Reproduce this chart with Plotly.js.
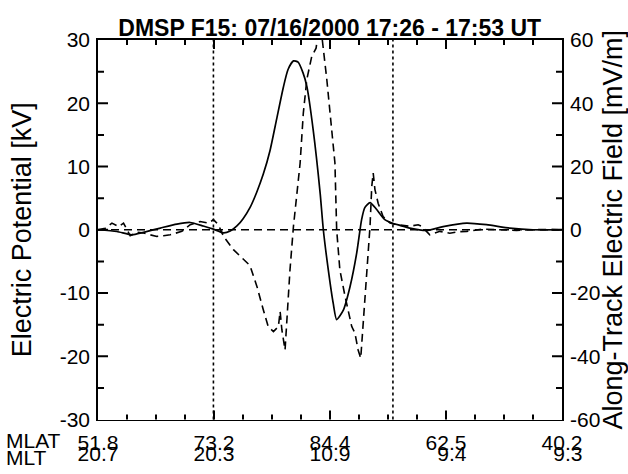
<!DOCTYPE html>
<html>
<head>
<meta charset="utf-8">
<script src="https://cdn.plot.ly/plotly-3.0.1.min.js"></script>
<style>
  html, body { margin: 0; padding: 0; background: #fff; }
  #chart { width: 628px; height: 474px; }
</style>
</head>
<body>
<div id="chart"></div>
<script>
// Track position (arbitrary along-track units 0..16)
const potX = [0, 0.65, 1.17, 1.57, 2.15, 2.72, 3.18, 3.63, 3.98, 4.33, 4.56, 4.79, 5.01, 5.24, 5.47, 5.70, 5.93, 6.16, 6.39, 6.55, 6.74, 6.90, 7.07, 7.20, 7.42, 7.66, 7.77, 7.94, 8.11, 8.23, 8.46, 8.69, 8.92, 9.09, 9.20, 9.38, 9.61, 9.89, 10.18, 10.41, 10.75, 11.33, 11.90, 12.71, 13.40, 14.20, 15.00, 16];
// Electric potential [kV]
const potKV = [0, -0.27, -0.8, -0.4, 0.27, 0.9, 1.15, 0.6, 0.1, -0.5, -0.2, 0.6, 1.8, 3.5, 5.9, 8.8, 12.5, 17.5, 22.5, 25.3, 26.7, 26.5, 24.8, 22.7, 15.8, 5.8, 0, -6.3, -11.6, -14.2, -12.7, -9.0, -3.7, 1.6, 3.5, 4.3, 3.2, 1.6, 1.0, 0.7, 0.27, -0.1, 0.5, 1.06, 0.8, 0.27, 0, 0];

const efX = [0, 0.25, 0.48, 0.71, 0.88, 1.11, 1.34, 1.57, 1.80, 2.03, 2.26, 2.49, 2.89, 3.18, 3.52, 3.81, 3.98, 4.15, 4.33, 4.67, 5.24, 5.48, 5.70, 5.87, 6.05, 6.22, 6.28, 6.34, 6.45, 6.51, 6.62, 6.74, 6.97, 7.08, 7.20, 7.37, 7.52, 7.62, 7.71, 7.89, 8.06, 8.17, 8.23, 8.34, 8.52, 8.75, 8.86, 8.97, 9.06, 9.15, 9.26, 9.38, 9.44, 9.49, 9.55, 9.66, 9.83, 10.07, 10.30, 10.75, 11.04, 11.16, 11.44, 11.79, 12.13, 12.42, 12.71, 13.28, 13.85, 14.43, 15.23, 16];
// Along-track electric field [mV/m]
const efMV = [0, 0.5, 2.1, 1.0, 2.1, -1.9, -0.8, -1.0, -1.6, -2.1, -1.9, -1.6, -0.5, 1.6, 2.6, 2.1, 3.2, 1.6, -2.1, -6.3, -11.3, -17.9, -25.3, -30.6, -32.2, -30.6, -25.8, -31.6, -38, -28.5, -12.7, 1.1, 21.1, 36.9, 47.5, 54.8, 57.4, 64, 62, 47.5, 31.6, 21.1, 0, -12.7, -21.1, -30.6, -32.7, -38, -40.6, -28.5, -12.7, 1.1, 13.7, 17.9, 12.7, 8.4, 4.2, 2.1, 1.6, 1.1, 1.6, 1.1, -1.6, -0.5, -1.1, -0.6, -0.5, 0.2, 0, -0.2, 0.1, 0];

const tickPos = [0, 4, 8, 12, 16];
const minorXPos = [1, 2, 3, 5, 6, 7, 9, 10, 11, 13, 14, 15];
const mlatLabels = ["51.8", "73.2", "84.4", "62.5", "40.2"];
const mltLabels = ["20.7", "20.3", "10.9", "\u00a0\u00a09.4", "\u00a0\u00a09.3"];
const kvTicks = [-30, -20, -10, 0, 10, 20, 30];
const kvLabels = ["-30", "-20", "-10", "0", "10", "20", "30"];
const kvMinor = [-25, -15, -5, 5, 15, 25];
const mvTicks = [-60, -40, -20, 0, 20, 40, 60];
const mvLabels = ["-60", "-40", "-20", "0", "20", "40", "60"];
const mvMinor = [-50, -30, -10, 10, 30, 50];
const boundaryX = [3.98, 10.17];

const FONT = "Liberation Sans, Arial, Helvetica, sans-serif";
const fs = 21;
const tfs = 27;
const blk = '#000';
const yDom = [0.044, 1];
const W = 628, H = 474, ML = 98, MR = 66, MT = 40, MB = 37;
const plotW = W - ML - MR;
const plotH = (H - MT - MB) * (yDom[1] - yDom[0]);

const traces = [
  { x: tickPos, y: [0, 0, 0, 0, 0], type: 'scatter', mode: 'none', xaxis: 'x2', yaxis: 'y', hoverinfo: 'skip', showlegend: false },
  { x: potX, y: potKV, type: 'scatter', mode: 'lines', line: { color: blk, width: 1.7, shape: 'spline', smoothing: 0.6 }, xaxis: 'x', yaxis: 'y', hoverinfo: 'skip', showlegend: false },
  { x: efX, y: efMV, type: 'scatter', mode: 'lines', line: { color: blk, width: 1.6, dash: '8px,5px' }, xaxis: 'x', yaxis: 'y2', hoverinfo: 'skip', showlegend: false }
];

const tickLine = { color: blk, width: 2 };
const shapes = [
  { type: 'line', xref: 'x domain', x0: 0, x1: 1, yref: 'y', y0: 0, y1: 0, line: { color: blk, width: 1.6, dash: '8px,5px' } }
];
boundaryX.forEach(b => shapes.push({ type: 'line', xref: 'x', x0: b, x1: b, yref: 'y domain', y0: 0, y1: 1, line: { color: blk, width: 1.6, dash: 'dot' } }));

// axis tick marks (inward), placed from the tick value lists
function yTicks(vals, yref, side, len) {
  const f = len / plotW;
  vals.forEach(v => shapes.push({ type: 'line', layer: 'above', xref: 'x domain', x0: side === 'left' ? 0 : 1, x1: side === 'left' ? f : 1 - f, yref: yref, y0: v, y1: v, line: tickLine }));
}
function xTicks(vals, len) {
  const f = len / plotH;
  vals.forEach(v => {
    shapes.push({ type: 'line', layer: 'above', xref: 'x', x0: v, x1: v, yref: 'y domain', y0: 0, y1: f, line: tickLine });
    shapes.push({ type: 'line', layer: 'above', xref: 'x', x0: v, x1: v, yref: 'y domain', y0: 1, y1: 1 - f, line: tickLine });
  });
}
yTicks(kvTicks.slice(1, -1), 'y', 'left', 10);
yTicks(kvMinor, 'y', 'left', 6);
yTicks(mvTicks.slice(1, -1), 'y2', 'right', 10);
yTicks(mvMinor, 'y2', 'right', 6);
xTicks(tickPos.slice(1, -1), 9);
xTicks(minorXPos, 5);

const noGrid = { showgrid: false, zeroline: false };

const layout = {
  width: W, height: H,
  margin: { l: ML, r: MR, t: MT, b: MB, pad: 0 },
  paper_bgcolor: '#fff', plot_bgcolor: '#fff',
  font: { family: FONT, size: fs, color: blk },
  title: { text: '<b>DMSP F15: 07/16/2000 17:26 - 17:53 UT</b>', font: { family: FONT, size: 23, color: blk }, x: 0.525, xanchor: 'center', y: 0.941, yanchor: 'middle', yref: 'container' },
  xaxis: Object.assign({
    range: [0, 16], tickmode: 'array', tickvals: tickPos, ticktext: mlatLabels, ticks: '',
    showline: true, linecolor: blk, linewidth: 1.8, mirror: true, anchor: 'y',
    tickfont: { size: fs }, ticklabelstandoff: 3
  }, noGrid),
  xaxis2: Object.assign({
    range: [0, 16], overlaying: 'x', side: 'bottom', anchor: 'free', position: 0, tickmode: 'array', tickvals: tickPos, ticktext: mltLabels, ticks: '', showline: false,
    tickfont: { size: fs }, ticklabelstandoff: 2
  }, noGrid),
  yaxis: Object.assign({
    domain: yDom, range: [-30, 30], tickmode: 'array', tickvals: kvTicks, ticktext: kvLabels, ticks: '',
    showline: true, linecolor: blk, linewidth: 1.8,
    tickfont: { size: fs }, ticklabelstandoff: 2,
    title: { text: 'Electric Potential [kV]', font: { size: tfs }, standoff: 20 }
  }, noGrid),
  yaxis2: Object.assign({
    domain: yDom, range: [-60, 60], overlaying: 'y', side: 'right', tickmode: 'array', tickvals: mvTicks, ticktext: mvLabels, ticks: '',
    showline: true, linecolor: blk, linewidth: 1.8,
    tickfont: { size: fs }, ticklabelstandoff: 2,
    title: { text: 'Along-Track Electric Field [mV/m]', font: { size: tfs }, standoff: 5 }
  }, noGrid),
  annotations: [
    { text: 'MLAT', xref: 'paper', yref: 'paper', x: -0.203, y: -0.008, xanchor: 'left', yanchor: 'middle', align: 'left', showarrow: false, font: { size: fs } },
    { text: 'MLT', xref: 'paper', yref: 'paper', x: -0.203, y: -0.051, xanchor: 'left', yanchor: 'middle', align: 'left', showarrow: false, font: { size: fs } }
  ],
  shapes: shapes,
  showlegend: false
};

Plotly.newPlot('chart', traces, layout, { staticPlot: true, displayModeBar: false });
</script>
</body>
</html>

[EXERCISE]
Go through the listing above and list every line that has the word "chart".

[FINISHED TASK]
Reproduce this chart with Plotly.js.
  #chart { width: 628px; height: 474px; }
<div id="chart"></div>
Plotly.newPlot('chart', traces, layout, { staticPlot: true, displayModeBar: false });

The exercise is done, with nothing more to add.